In particular, borrowers who have defaulted and have also committed fraud on the account would be debarred from availing finance from banks, Development Financial Institutions, government-owned NBFCs, etc., for a period of five years from the date of full payment of the defrauded amount.

After this period, it is for individual institutions to take a call on whether to lend to such a borrower and no restructuring or grant of additional facilities may be made in the case of fraud accounts.

As per the report of the Fraud Identification Committee, out of the total loan, ₹13,667.73 crore, about 44 per cent, was utilized for the repayment of loans and other obligations.

An amount of ₹12,692.31 crore, 41 per cent of the total loan, was utilised to pay connected parties.

According to the filing, ₹6,265.85 crore was used for repaying other bank loans and ₹5,501.56 crore was paid to related or connected parties which were not aligned with sanctioned purposes.

Further, a ₹250-crore loan from Dena Bank (meant for statutory dues) was not utilised as per the sanctioned use. The loan was diverted to RCom Group company Reliance Communications Infrastructure Limited (RCIL) as an Inter-Corporate Deposit (ICD) and was later claimed to repay an External Commercial Borrowing (ECB) loan.

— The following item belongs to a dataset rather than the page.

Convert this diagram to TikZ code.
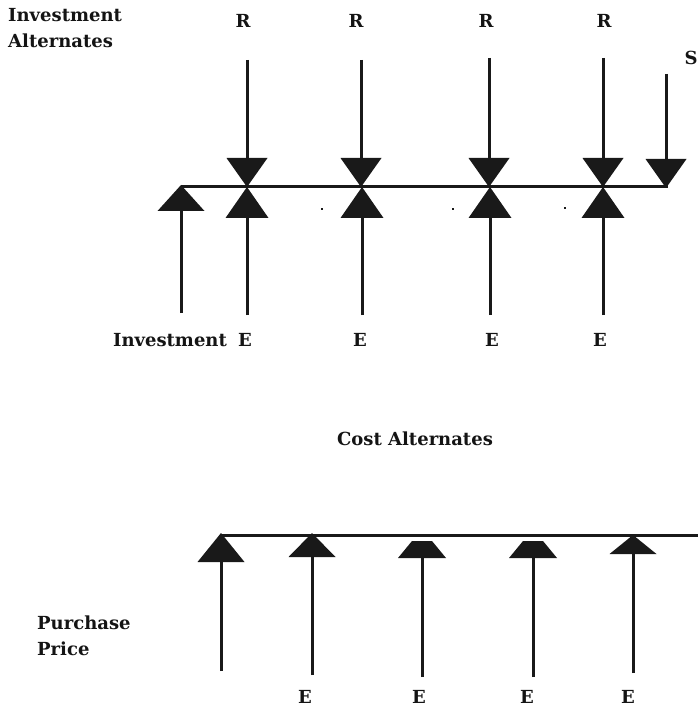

The committee found that a loan of ₹248 crore was sanctioned by IIFCL for meeting capital expenditure but RCom paid ₹63 crore to Reliance Infratel Limited (RITL) and ₹77 crore to RIEL for repayment of loans.

“But instead of transferring the fund directly to these companies, it was routed through RCIL. The reason for that has not been given by management or by Anil Ambani. These (Dena Bank and IIFCL loan use) appear to be misappropriation of funds and breach of trust,” the report said.

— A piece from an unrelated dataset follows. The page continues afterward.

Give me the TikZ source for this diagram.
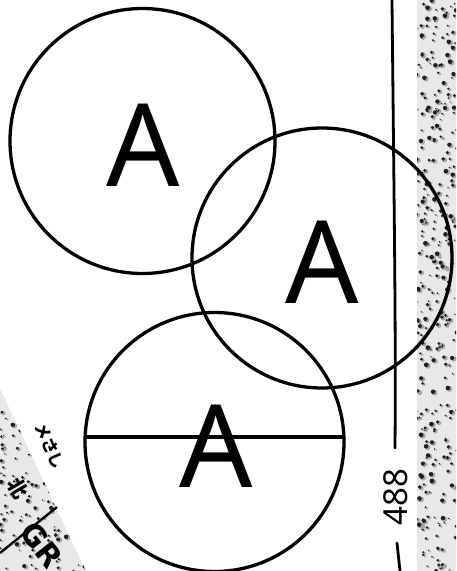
\documentclass[tikz,border=0pt]{standalone}
\usepackage{fontspec}
\setmainfont{Noto Sans}
\newfontfamily\cjk{Noto Sans CJK JP}
\newfontfamily\grfont{DejaVu Sans}
\begin{document}
\begin{tikzpicture}[x=1pt,y=-1pt,
  ring/.style={circle,draw=black,line width=3.3pt,inner sep=0pt,minimum size=#1},
  bigA/.style={font=\fontsize{115}{115}\selectfont,inner sep=0pt,text=black},
  rule/.style={line width=2.8pt,line cap=round},
  speck/.style={fill=black!88},
  hand/.style={inner sep=0pt}]
\useasboundingbox (0,0) rectangle (456,571);
\fill[white] (0,0) rectangle (456,571);
% speckled strip on the right
\begin{scope}
\clip (417,0) rectangle (456,571);
\fill[black!9] (417,0) rectangle (456,571);
\pgfmathsetseed{7}
\foreach \i in {1,...,330}{
  \pgfmathsetmacro\xx{416+41*rnd}
  \pgfmathsetmacro\yy{571*rnd}
  \pgfmathsetmacro\rr{0.8+2.2*rnd}
  \fill[black!35] (\xx+1.5,\yy+1) circle (\rr pt);
  \fill[speck] (\xx,\yy) circle (0.8*\rr pt);
}
\end{scope}
% speckled triangle lower left
\coordinate (t1) at (0,388);
\coordinate (t2) at (86,571);
\coordinate (t3) at (0,571);
\begin{scope}
\clip (t1) -- (t2) -- (t3) -- cycle;
\fill[black!9] (t1) -- (t2) -- (t3) -- cycle;
\pgfmathsetseed{11}
\foreach \i in {1,...,170}{
  \pgfmathsetmacro\xx{86*rnd}
  \pgfmathsetmacro\yy{388+183*rnd}
  \pgfmathsetmacro\rr{0.8+2.0*rnd}
  \fill[black!35] (\xx+1.5,\yy+1) circle (\rr pt);
  \fill[speck] (\xx,\yy) circle (0.8*\rr pt);
}
\end{scope}
% circles
\node[ring=265pt] (c1) at (142.5,141) {};
\node[ring=260pt] (c2) at (322,258) {};
\node[ring=259pt] (c3) at (214.5,442) {};
% chord in the lower circle
\coordinate (h1) at (85,437);
\coordinate (h2) at (344,437);
\draw[line width=3.1pt] (h1) -- (h2);
% letters
\node[bigA] (a1) at (143,145) {A};
\node[bigA] (a2) at (322,262) {A};
\node[bigA] (a3) at (216,446) {A};
% vertical line with label
\coordinate (v0) at (392,0);
\coordinate (v1) at (395,448);
\coordinate (v2) at (397,543);
\coordinate (v3) at (400,571);
\draw[rule] (v0) .. controls (394,200) and (396,330) .. (v1);
\draw[rule] (v2) -- (v3);
\node[font=\fontsize{33}{33}\selectfont,inner sep=0pt,rotate=90] (n488) at (396,497) {488};
% lower-left marks
\coordinate (g1) at (0,553);
\coordinate (g2) at (57,507);
\draw[line width=2.4pt] (g1) -- (g2);
\node[font=\grfont\bfseries\fontsize{30}{30}\selectfont,inner sep=0pt,rotate=-52,anchor=west] (gr) at (27,526) {GR};
\node[hand,font=\cjk\bfseries\fontsize{16}{16}\selectfont,rotate=-65] (h1t) at (50,446) {メさし};
\node[hand,font=\cjk\bfseries\fontsize{20}{20}\selectfont,rotate=-60] (h2t) at (18,488) {北};
\end{tikzpicture}
\end{document}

The committee observed potential routing of bank loans by RCom Group, including mobile tower firm Reliance Infratel Limited (RITL), telecom service company Reliance Telecom Limited (RTL), Reliance Communications Infrastructure Limited (RCIL), Netizen, Reliance Webstore (RWSL), etc.

The report said RCom, RITL, and RTL engaged in ICD (inter-corporate deposit) transactions totalling ₹41,863.32 crore, of which only ₹28,421.61 crore was traceable.

RCom used a ₹100-crore intraday limit to cycle funds through group entities, including RWSL, RTL, and RCIL multiple times in a single day.

These transactions do not appear to be genuine or conducted in a normal course of business. It appears that RCom has utilised intra-day limits to finance RWSL to pay collection proceeds worth ₹1,110 crore.

“As a result, debtors of RTL got reduced by that extent… transactions can be termed as manipulation of books of accounts through fictitious accounts,” the report said.

The committee raised a question on fund transactions involving Netizens as “an attempt at diversion of funds by manipulation of books of accounts through fictitious accounts/fictitious entries”.

It is to be noted that RCom is under a corporate insolvency resolution process (CIRP) pursuant to the provisions of the Insolvency and Bankruptcy Code, 2016.

With effect from June 28, 2019, its affairs, business and assets are being managed by, and the powers of the board of directors are vested in, the Resolution Professional, Anish Niranjan Nanavaty, appointed by National Company Law Tribunal, Mumbai Bench, order dated June 21, 2019.

The credit facilities or loans referred to in the letter from SBI dated June 23, 2025 pertain to the period prior to the CIRP of the company and are required in terms of the IBC, to be necessarily resolved as a part of a resolution plan or in liquidation, as the case may be.